■ Task details
Without the pictures, print the lines running from the beginning of the material to the line containing "from matplotlib.ticker import", both ends included.

■ Working data
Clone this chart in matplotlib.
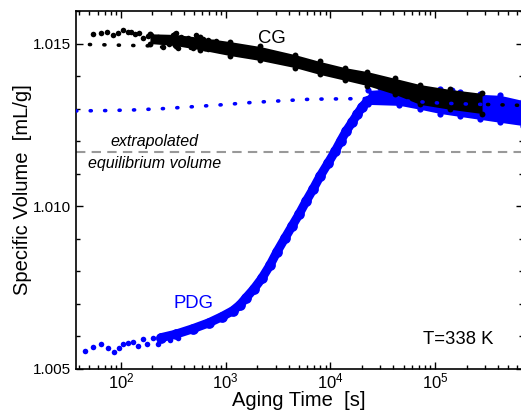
import numpy as np
import matplotlib
matplotlib.use("Agg")
import matplotlib.pyplot as plt
from matplotlib.ticker import LogLocator, LogFormatterSciNotation, MultipleLocator

plt.rcParams['font.family'] = ['Liberation Sans', 'DejaVu Sans']
plt.rcParams['mathtext.default'] = 'regular'

# --- dados ---
# CG: pontos esparsos no inicio
cg_pts_t = [54, 64, 74, 84, 94, 105, 116, 125, 137, 150, 161, 180, 194, 208, 224,
            247, 254, 269, 289, 312, 335, 350, 374, 402, 434, 488, 520, 560, 603,
            676, 673, 751, 808, 869, 936]
cg_pts_v = [1.01529, 1.01533, 1.01537, 1.01525, 1.01533, 1.01541, 1.01535, 1.01537,
            1.01529, 1.01533, 1.01516, 1.01522, 1.01525, 1.01514, 1.01521, 1.01516,
            1.01490, 1.01508, 1.01500, 1.01527, 1.01531, 1.01485, 1.01521, 1.01506,
            1.01516, 1.01485, 1.01527, 1.01508, 1.01514, 1.01482, 1.01511, 1.01504,
            1.01508, 1.01496, 1.01486]
# CG: faixa densa (limites superior e inferior)
cg_band_t = [189, 328, 569, 1099, 2128, 4592, 7940, 13800, 22400, 41400, 71800, 139000, 281000]
cg_band_hi = [1.01530, 1.01528, 1.01519, 1.01506, 1.01491, 1.01466, 1.01445, 1.01426,
              1.01414, 1.01393, 1.01374, 1.01359, 1.01347]
cg_band_lo = [1.01500, 1.01494, 1.01481, 1.01463, 1.01448, 1.01426, 1.01405, 1.01387,
              1.01371, 1.01344, 1.01313, 1.01298, 1.01285]

# PDG: pontos esparsos no inicio
pdg_pts_t = [45, 54, 65, 75, 85, 95, 105, 116, 131, 144, 161, 176, 201, 224, 250,
             269, 294, 321, 350]
pdg_pts_v = [1.00555, 1.00568, 1.00577, 1.00564, 1.00552, 1.00564, 1.00577, 1.00580,
             1.00583, 1.00571, 1.00592, 1.00577, 1.00595, 1.00577, 1.00595, 1.00598,
             1.00589, 1.00604, 1.00595]
# PDG: subida (linha central)
pdg_rise_t = [240, 335, 488, 692, 922, 1170, 1370, 1560, 1860, 2220, 2650, 3090, 3680,
              4300, 5010, 5850, 6820, 7960, 9480, 11100, 12600, 14100, 16100, 18000,
              20000, 22400, 25500]
pdg_rise_v = [1.00596, 1.00607, 1.00624, 1.00642, 1.00661, 1.00679, 1.00697, 1.00718,
              1.00746, 1.00779, 1.00819, 1.00860, 1.00902, 1.00939, 1.00975, 1.01015,
              1.01052, 1.01092, 1.01132, 1.01169, 1.01202, 1.01230, 1.01258, 1.01282,
              1.01304, 1.01322, 1.01334]
# PDG: patamar (limites)
pdg_band_t = [23000, 45700, 71800, 112000, 173000, 269000, 417000, 690000]
pdg_band_hi = [1.01356, 1.01362, 1.01368, 1.01359, 1.01350, 1.01344, 1.01341, 1.01325]
pdg_band_lo = [1.01313, 1.01310, 1.01298, 1.01285, 1.01276, 1.01267, 1.01258, 1.01248]
pdg_out_t = [144000, 152000, 30000]
pdg_out_v = [1.01356, 1.01347, 1.01362]

# ajustes (linhas pontilhadas)
fit_cg_t = [50, 71, 96, 132, 186, 251, 490, 933, 1780, 3390, 6460, 12300, 24000,
            45700, 95500, 214000, 690000]
fit_cg_v = [1.01497, 1.01496, 1.01495, 1.01494, 1.01493, 1.01489, 1.01485, 1.01475,
            1.01463, 1.01445, 1.01426, 1.01405, 1.01377, 1.01353, 1.01325, 1.01314, 1.01310]
fit_pdg_t = [37, 71, 132, 251, 490, 933, 1780, 3390, 6460, 12300, 24000, 45700,
             112000, 214000, 690000]
fit_pdg_v = [1.01293, 1.01294, 1.01296, 1.01300, 1.01306, 1.01312, 1.01319, 1.01324,
             1.01329, 1.01330, 1.01331, 1.01325, 1.01317, 1.01314, 1.01310]

V_EQ = 1.01167

fig = plt.figure(figsize=(5.21, 4.13), dpi=100)
ax = fig.add_axes([76 / 521, 1 - 369 / 413, 446.5 / 521, 358 / 413])

azul = '#0000ff'

# PDG
ax.scatter(pdg_pts_t, pdg_pts_v, s=16, color=azul, lw=0, zorder=2)
ax.plot(pdg_rise_t, pdg_rise_v, color=azul, lw=6.5, solid_capstyle='round', zorder=2)
ax.scatter(pdg_rise_t, pdg_rise_v, s=60, color=azul, lw=0, zorder=2)
ax.fill_between(pdg_band_t, pdg_band_lo, pdg_band_hi, color=azul, lw=0, zorder=2)
ax.scatter(pdg_band_t, pdg_band_hi, s=20, color=azul, lw=0, zorder=2)
ax.scatter(pdg_band_t, pdg_band_lo, s=20, color=azul, lw=0, zorder=2)
ax.scatter(pdg_out_t, pdg_out_v, s=18, color=azul, lw=0, zorder=2)

# CG
ax.scatter(cg_pts_t, cg_pts_v, s=16, color='black', lw=0, zorder=3)
ax.fill_between(cg_band_t, cg_band_lo, cg_band_hi, color='black', lw=0, zorder=3)
ax.scatter(cg_band_t, cg_band_hi, s=18, color='black', lw=0, zorder=3)
ax.scatter(cg_band_t, cg_band_lo, s=18, color='black', lw=0, zorder=3)

# ajustes
ax.plot(fit_cg_t, fit_cg_v, color='black', lw=2.6, ls=(0, (0.3, 3.7)),
        dash_capstyle='round', zorder=4)
ax.plot(fit_pdg_t, fit_pdg_v, color=azul, lw=2.6, ls=(0, (0.3, 3.7)),
        dash_capstyle='round', zorder=4)

ax.axhline(V_EQ, color='#999999', lw=1.5, ls=(0, (4.5, 3)), zorder=1)

ax.set_xscale('log')
ax.set_xlim(37.2, 6.84e5)
ax.set_ylim(1.005, 1.016)

ax.xaxis.set_major_locator(LogLocator(base=10, numticks=10))
ax.xaxis.set_minor_locator(LogLocator(base=10, subs=np.arange(2, 10), numticks=20))
ax.xaxis.set_major_formatter(LogFormatterSciNotation())
ax.yaxis.set_major_locator(MultipleLocator(0.005))
ax.yaxis.set_minor_locator(MultipleLocator(0.001))
ax.yaxis.set_major_formatter(plt.FuncFormatter(lambda v, p: f'{v:.3f}'))

ax.tick_params(which='both', direction='in', top=True, right=True, labelsize=11, width=1)
ax.tick_params(axis='x', which='major', labelsize=12, pad=1.5)
ax.tick_params(which='major', length=5)
ax.tick_params(which='minor', length=3)
for s in ax.spines.values():
    s.set_linewidth(1.2)

ax.set_xlabel('Aging Time  [s]', fontsize=14.5, labelpad=0)
ax.set_ylabel('Specific Volume  [mL/g]', fontsize=14.5, labelpad=1)

ax.text(2770, 1.01515, 'CG', fontsize=13.3, ha='center', va='center')
ax.text(488, 1.00702, 'PDG', fontsize=13.3, color=azul, ha='center', va='center')
ax.text(1.656e5, 1.00592, 'T=338 K', fontsize=13.3, ha='center', va='center')
ax.text(211, 1.01199, 'extrapolated', fontsize=11.5, style='italic', ha='center', va='center')
ax.text(211, 1.01132, 'equilibrium volume', fontsize=11.5, style='italic', ha='center', va='center')

fig.savefig('out.png', dpi=100)
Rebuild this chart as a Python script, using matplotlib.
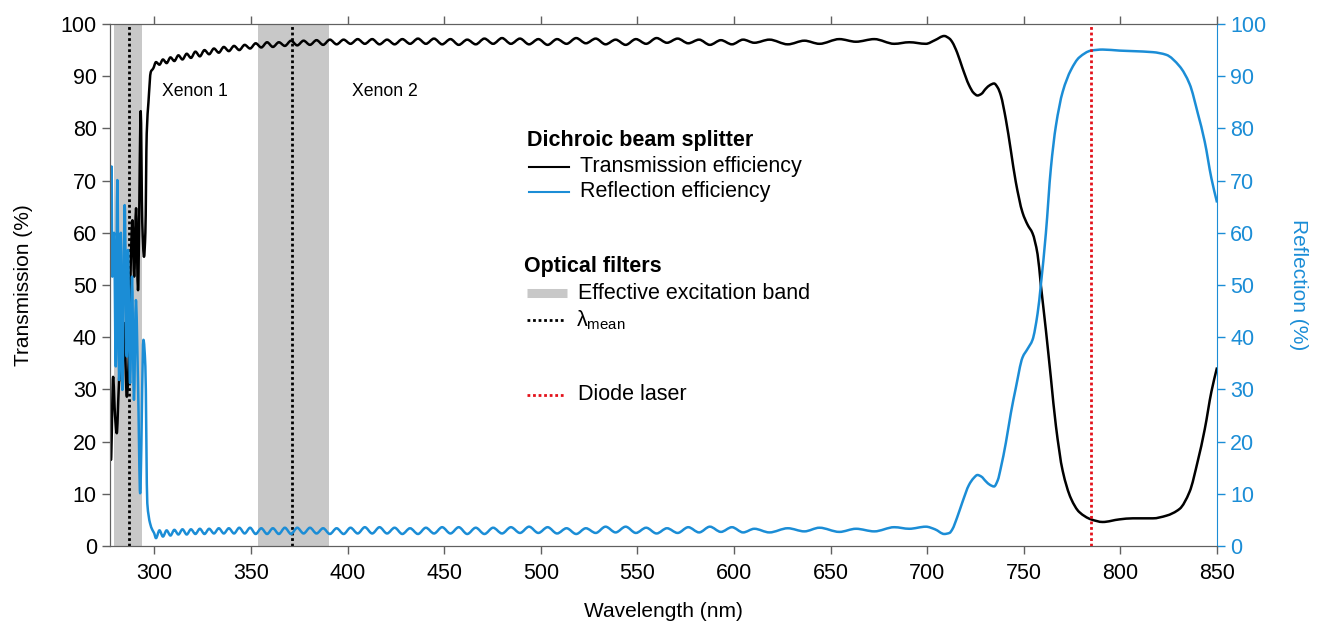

■ Result for this exercise
Clone this chart in matplotlib.
import numpy as np
import matplotlib
matplotlib.use("Agg")
import matplotlib.pyplot as plt
from matplotlib.ticker import LogLocator, LogFormatterSciNotation, MultipleLocator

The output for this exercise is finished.